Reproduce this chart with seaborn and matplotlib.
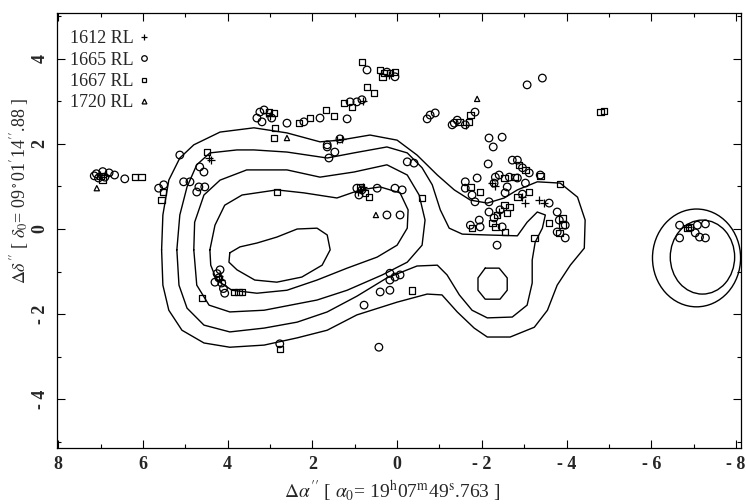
import matplotlib
matplotlib.use("Agg")
import matplotlib.pyplot as plt
from matplotlib.patches import Ellipse
from matplotlib.lines import Line2D
from matplotlib.ticker import MultipleLocator
import numpy as np
import pandas as pd
import seaborn as sns

sns.set_theme(style="ticks")
plt.rcParams["font.family"] = ["Liberation Serif", "DejaVu Serif"]
plt.rcParams["mathtext.fontset"] = "stix"
plt.rcParams["axes.unicode_minus"] = False

# contour levels of the continuum map (offsets in arcsec), outer to inner
contour_1 = [(5.56, -0.49), (5.53, 0.33), (5.39, 1.15), (5.13, 1.67), (4.80, 1.98), (4.18, 2.28),
             (3.38, 2.38), (2.60, 2.26), (1.82, 2.05), (1.35, 2.09), (0.64, 2.21), (0.00, 2.09),
             (-0.47, 1.74), (-0.95, 1.27), (-1.35, 0.92), (-1.73, 0.68), (-2.13, 0.61), (-2.53, 0.73),
             (-2.84, 0.92), (-3.31, 1.11), (-3.85, 1.08), (-4.26, 0.75), (-4.44, 0.21), (-4.42, -0.45),
             (-4.09, -0.85), (-3.78, -1.32), (-3.55, -1.91), (-3.24, -2.31), (-2.67, -2.54), (-2.13, -2.54),
             (-1.82, -2.33), (-1.42, -1.95), (-1.06, -1.55), (-0.71, -1.53), (0.00, -1.72), (0.95, -2.02),
             (1.65, -2.38), (2.36, -2.56), (3.14, -2.73), (3.95, -2.78), (4.56, -2.68), (5.08, -2.38),
             (5.39, -1.91), (5.53, -1.32)]
contour_2 = [(5.20, -0.49), (5.13, 0.33), (4.96, 0.99), (4.73, 1.51), (4.42, 1.79), (3.78, 1.86),
             (3.38, 1.86), (2.60, 1.81), (1.65, 1.67), (1.02, 1.79), (0.24, 1.93), (-0.24, 1.79),
             (-0.59, 1.44), (-0.83, 1.04), (-1.02, 0.45), (-1.23, 0.02), (-1.54, -0.12), (-2.13, -0.14),
             (-2.84, -0.16), (-3.07, 0.16), (-3.31, 0.40), (-3.50, 0.33), (-3.43, 0.02), (-3.26, -0.31),
             (-3.19, -0.73), (-3.19, -1.27), (-3.07, -1.79), (-2.72, -2.07), (-2.13, -2.09), (-1.77, -1.91),
             (-1.47, -1.55), (-1.18, -1.08), (-0.95, -0.85), (-0.47, -0.87), (0.24, -1.15), (0.95, -1.58),
             (1.65, -1.95), (2.36, -2.19), (3.14, -2.33), (3.95, -2.42), (4.56, -2.26), (4.96, -1.86),
             (5.15, -1.32)]
contour_3 = [(4.80, -0.49), (4.78, 0.16), (4.56, 0.80), (4.18, 1.15), (3.55, 1.39), (2.60, 1.39),
             (1.82, 1.22), (1.02, 1.34), (0.24, 1.51), (-0.24, 1.27), (-0.52, 0.80), (-0.66, 0.21),
             (-0.59, -0.38), (-0.24, -0.78), (0.35, -1.08), (1.18, -1.44), (1.89, -1.67), (2.36, -1.76),
             (3.14, -1.91), (3.95, -1.95), (4.44, -1.79), (4.73, -1.32)]
contour_4 = [(4.42, -0.49), (4.30, 0.09), (4.07, 0.56), (3.66, 0.80), (2.84, 0.92), (2.20, 0.85),
             (1.42, 0.73), (0.87, 0.92), (0.40, 0.99), (-0.07, 0.85), (-0.26, 0.45), (-0.24, 0.02),
             (0.00, -0.38), (0.47, -0.66), (1.18, -0.92), (1.89, -1.20), (2.60, -1.44), (3.31, -1.51),
             (3.90, -1.44), (4.26, -1.20), (4.40, -0.85)]
contour_5 = [(3.95, -0.56), (3.71, -0.42), (3.31, -0.33), (2.84, -0.19), (2.36, 0.00), (1.89, 0.02),
             (1.65, -0.14), (1.58, -0.49), (1.77, -0.85), (2.25, -1.13), (2.84, -1.25), (3.36, -1.20),
             (3.78, -0.96), (3.97, -0.78)]
contour_small = [(-2.08, -0.92), (-2.41, -0.92), (-2.60, -1.15), (-2.60, -1.44), (-2.43, -1.65),
                 (-2.08, -1.65), (-1.91, -1.44), (-1.91, -1.15)]

# second source (centre x, centre y, full width, full height)
ring_outer = (-7.07, -0.68, 2.08, 2.30)
ring_inner = (-7.21, -0.66, 1.52, 1.74)

# maser spot positions per OH line
spots_1612 = [(7.02, 1.28), (6.88, 1.28), (4.44, 1.67), (4.40, 1.62), (4.20, -1.10), (4.15, -1.20),
              (3.10, 2.72), (3.00, 2.66), (1.42, 2.09), (1.30, 2.12), (0.85, 0.92), (0.92, 0.88),
              (0.80, 0.98), (-2.25, 1.08), (-2.30, 1.00), (-2.96, 0.75), (-3.03, 0.61), (-3.36, 0.68),
              (-3.48, 0.61), (-1.62, 2.45), (-2.40, 0.40), (0.80, 3.00), (0.20, 3.62), (-6.88, 0.05)]
spots_1665 = [(7.10, 1.30), (6.95, 1.35), (7.05, 1.20), (6.90, 1.22), (6.80, 1.32), (7.15, 1.25),
              (6.67, 1.27), (6.43, 1.18), (5.63, 0.96), (5.51, 1.04), (5.13, 1.74), (5.04, 1.11),
              (4.89, 1.11), (4.66, 1.46), (4.56, 1.34), (4.68, 0.99), (4.54, 0.99), (4.73, 0.87),
              (4.18, -0.96), (4.21, -1.15), (4.30, -1.25), (4.14, -1.27), (4.07, -1.51), (4.25, -1.05),
              (4.10, -1.40), (3.24, 2.75), (3.14, 2.80), (3.31, 2.61), (3.19, 2.52), (2.96, 2.61),
              (2.60, 2.49), (2.20, 2.52), (1.82, 2.61), (1.18, 2.59), (1.11, 2.99), (0.95, 2.99),
              (0.83, 3.04), (0.71, 3.74), (0.24, 3.69), (0.05, 3.58), (1.65, 1.98), (1.65, 1.93),
              (1.47, 1.81), (1.61, 1.67), (1.35, 2.12), (0.95, 0.96), (0.83, 0.92), (0.90, 0.80),
              (0.47, 0.96), (0.05, 0.96), (-0.12, 0.92), (0.24, 0.33), (-0.07, 0.33), (-0.24, 1.58),
              (-0.40, 1.55), (0.17, -1.04), (0.05, -1.13), (-0.07, -1.08), (0.17, -1.20), (0.40, -1.48),
              (0.17, -1.44), (0.78, -1.79), (0.43, -2.78), (2.77, -2.70), (-0.78, 2.68), (-0.90, 2.73),
              (-0.71, 2.59), (-1.35, 2.49), (-1.42, 2.56), (-1.30, 2.45), (-1.61, 2.45), (-1.84, 2.75),
              (-3.07, 3.39), (-3.43, 3.55), (-2.17, 2.14), (-2.48, 2.16), (-2.27, 1.93), (-2.15, 1.53),
              (-1.61, 1.11), (-1.61, 0.96), (-1.89, 1.20), (-1.77, 0.80), (-1.84, 0.64), (-2.17, 0.64),
              (-2.32, 1.22), (-2.41, 1.27), (-2.65, 1.22), (-2.84, 1.20), (-2.72, 1.62), (-2.84, 1.62),
              (-2.96, 1.44), (-3.12, 1.32), (-3.38, 1.27), (-2.29, 1.08), (-2.60, 0.99), (-2.55, 0.85),
              (-3.03, 1.08), (-2.96, 0.82), (-3.59, 0.61), (-2.43, 0.45), (-2.29, 0.26), (-2.17, 0.40),
              (-1.73, 0.09), (-1.96, 0.05), (-1.94, 0.21), (-2.48, 0.05), (-2.36, -0.38), (-3.78, 0.40),
              (-3.83, 0.21), (-3.97, 0.09), (-3.97, -0.21), (-3.78, -0.07), (-6.67, 0.09), (-7.09, 0.09),
              (-7.28, 0.12), (-7.04, -0.09), (-7.14, -0.19), (-7.28, -0.21), (-6.67, -0.21)]
spots_1667 = [(7.00, 1.25), (6.95, 1.15), (6.19, 1.22), (6.03, 1.22), (5.53, 0.87), (5.56, 0.68),
              (4.49, 1.81), (4.61, -1.62), (3.85, -1.48), (3.74, -1.48), (3.66, -1.48), (2.77, -2.82),
              (2.84, 0.87), (2.88, 2.38), (2.91, 2.14), (2.32, 2.49), (2.06, 2.61), (1.68, 2.80),
              (1.49, 2.66), (1.25, 2.96), (1.06, 2.87), (0.71, 3.34), (0.54, 3.20), (0.83, 3.93),
              (0.40, 3.74), (0.31, 3.67), (0.17, 3.67), (0.05, 3.69), (0.35, 3.58), (0.66, 0.75),
              (-0.59, 0.73), (-0.35, -1.44), (-1.73, 0.99), (-1.96, 0.87), (-2.53, 1.20), (-2.77, 1.22),
              (-2.88, 1.51), (-3.03, 1.39), (-2.84, 0.75), (-3.12, 0.87), (-3.85, 1.06), (-3.38, 1.25),
              (-1.73, 2.68), (-1.47, 2.52), (-1.70, 2.52), (-4.80, 2.75), (-4.89, 2.78), (-2.53, 0.56),
              (-2.60, 0.38), (-2.36, 0.33), (-2.25, 0.14), (-2.32, 0.05), (-2.65, 0.52), (-1.77, 0.02),
              (-2.55, -0.07), (-3.59, 0.14), (-3.83, -0.09), (-3.90, 0.26), (-3.90, 0.09), (-3.24, -0.21),
              (-6.86, 0.02), (-6.91, 0.05), (3.03, 2.75), (2.91, 2.73), (0.87, 0.99), (0.76, 0.85)]
spots_1720 = [(7.09, 0.96), (-1.89, 3.06), (0.50, 0.33), (2.60, 2.14)]

line_labels = ["1612 RL", "1665 RL", "1667 RL", "1720 RL"]
xticks = [8, 6, 4, 2, 0, -2, -4, -6, -8]
xtick_labels = ["8", "6", "4", "2", "0", "- 2", "- 4", "- 6", "- 8"]
yticks = [-4, -2, 0, 2, 4]
ytick_labels = ["- 4", "- 2", "0", "2", "4"]

fig = plt.figure(figsize=(7.46, 5.04), dpi=100)
ax = fig.add_axes([0.0764, 0.1111, 0.9169, 0.8631])

for c in [contour_1, contour_2, contour_3, contour_4, contour_5, contour_small]:
    pts = np.array(c + [c[0]])
    ax.plot(pts[:, 0], pts[:, 1], color="black", lw=1.0)

for cx, cy, w, h in [ring_outer, ring_inner]:
    ax.add_patch(Ellipse((cx, cy), w, h, fill=False, edgecolor="black", lw=1.0))

styles = {
    "1612 RL": dict(marker="+", s=30, color="black", linewidth=0.9),
    "1665 RL": dict(marker="o", s=30, facecolors="none", edgecolor="black", linewidth=0.9),
    "1667 RL": dict(marker="s", s=22, facecolors="none", edgecolor="black", linewidth=0.9),
    "1720 RL": dict(marker="^", s=14, facecolors="none", edgecolor="black", linewidth=0.9),
}
for lab, spots in zip(line_labels, [spots_1612, spots_1665, spots_1667, spots_1720]):
    df = pd.DataFrame(spots, columns=["dx", "dy"])
    sns.scatterplot(data=df, x="dx", y="dy", ax=ax, legend=False, zorder=3, **styles[lab])

handles = [
    Line2D([], [], ls="none", marker="+", ms=5, mew=0.9, color="black"),
    Line2D([], [], ls="none", marker="o", ms=4, mew=0.9, mfc="none", mec="black"),
    Line2D([], [], ls="none", marker="s", ms=3.5, mew=0.9, mfc="none", mec="black"),
    Line2D([], [], ls="none", marker="^", ms=3.5, mew=0.9, mfc="none", mec="black"),
]
ax.legend(handles, line_labels, loc="upper left", bbox_to_anchor=(0.003, 0.985), frameon=False,
          markerfirst=False, handlelength=0.5, handletextpad=0.3, labelspacing=0.24,
          borderaxespad=0.2, prop=dict(family="Liberation Serif", size=13))

ax.set_xlim(8.03, -8.12)
ax.set_ylim(-5.15, 5.08)
ax.set_xticks(xticks)
ax.set_xticklabels(xtick_labels)
ax.set_yticks(yticks)
ax.set_yticklabels(ytick_labels, rotation=90, va="center")
ax.xaxis.set_minor_locator(MultipleLocator(1))
ax.yaxis.set_minor_locator(MultipleLocator(1))
ax.tick_params(which="both", direction="in", top=True, right=True, width=0.8, color="black")
ax.tick_params(which="major", length=6, labelsize=13, pad=6)
ax.tick_params(which="minor", length=3)
for t in ax.get_xticklabels() + ax.get_yticklabels():
    t.set_fontweight("bold")
for sp in ax.spines.values():
    sp.set_linewidth(0.9)
    sp.set_color("black")

ax.set_xlabel(r"$\Delta\alpha''$ [ $\alpha_0$= 19$^{\rm h}$07$^{\rm m}$49$^{\rm s}$.763 ]", fontsize=14)
ax.set_ylabel(r"$\Delta\delta''$ [ $\delta_0$= 09$^\circ$01$'$14$''$.88 ]", fontsize=13)
ax.xaxis.set_label_coords(0.49, -0.07)
ax.yaxis.set_label_coords(-0.038, 0.59)

fig.savefig("out.png", dpi=100)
---+---
WRITTEN REQUEST: Copy exactly the lines running from the beginning of the listing through the line that has "import seaborn as sns". Drop the pictures.

WRITTEN SOLUTION:
Reproduce this chart with seaborn and matplotlib.
import matplotlib
matplotlib.use("Agg")
import matplotlib.pyplot as plt
from matplotlib.patches import Ellipse
from matplotlib.lines import Line2D
from matplotlib.ticker import MultipleLocator
import numpy as np
import pandas as pd
import seaborn as sns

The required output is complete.